Canada will need to greatly step up its efforts to achieve its stated goal of reducing carbon emissions by 30 percent below 2005 levels, an independent parliamentary official said Thursday.
The Parliamentary Budget Office (PBO) noted in a report that the federal government has adopted measures to cut emissions in electricity generation and transportation.
Several provincial governments have also announced a patchwork of programs.
However, the PBO said: "Those measures, while substantial, are unlikely to achieve the target on their own.
"Deeper reductions will be needed," it concluded.
The PBO—which is independent of the government and reports directly to MPs—calculated that Canada's carbon emissions linked to global warming have stabilized at just over 700 million tonnes per year.

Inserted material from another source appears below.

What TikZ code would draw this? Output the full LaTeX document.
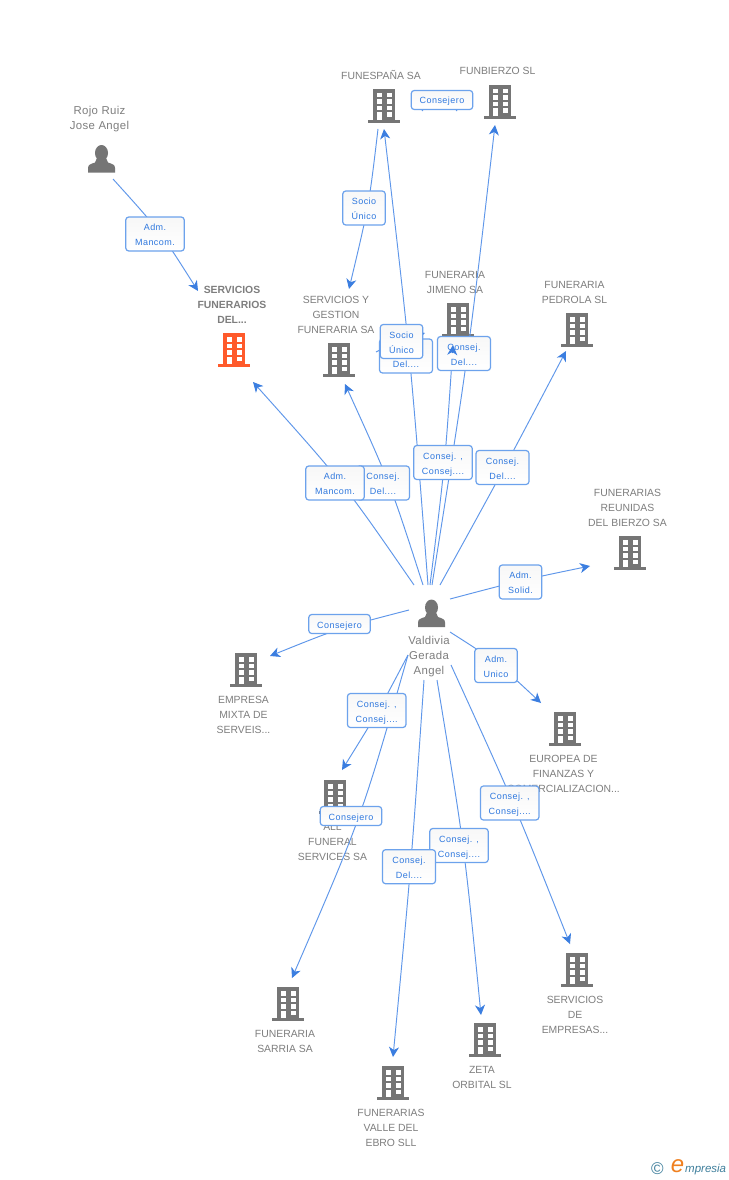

But the reduction is 208 million tonnes short of Prime Minister Justin Trudeau's commitment at the climate summit in Paris in December.
On Friday, 160 nations will sign the agreement reached in Paris aimed at keeping a rise in global temperatures below 1.5 degrees Celsius. Trudeau will be present at the UN ceremony.
So far, Canada has cut emissions from coal use and brought in stricter fuel efficiency standards for cars and trucks.
In its March budget, the federal government earmarked Can$2 billion (US$1.6 billion) for a climate strategy.
But Trudeau failed in the same month to reach an agreement with provincial leaders on a national carbon pricing scheme.
Canada's 10 provincial premiers also rejected calls for deeper greenhouse gas cuts, and insisted they would tailor plans for their respective regions.
In the west, for example, two provinces have or plan to introduce carbon taxes, while in the east two provinces have joined a fledgling continental cap and trade system with the US state of California.
The PBO suggested that the bulk of the emissions reductions would have to come from three sectors: electricity, oil and gas, and transport.
It also noted that cuts can be achieved with technology currently available.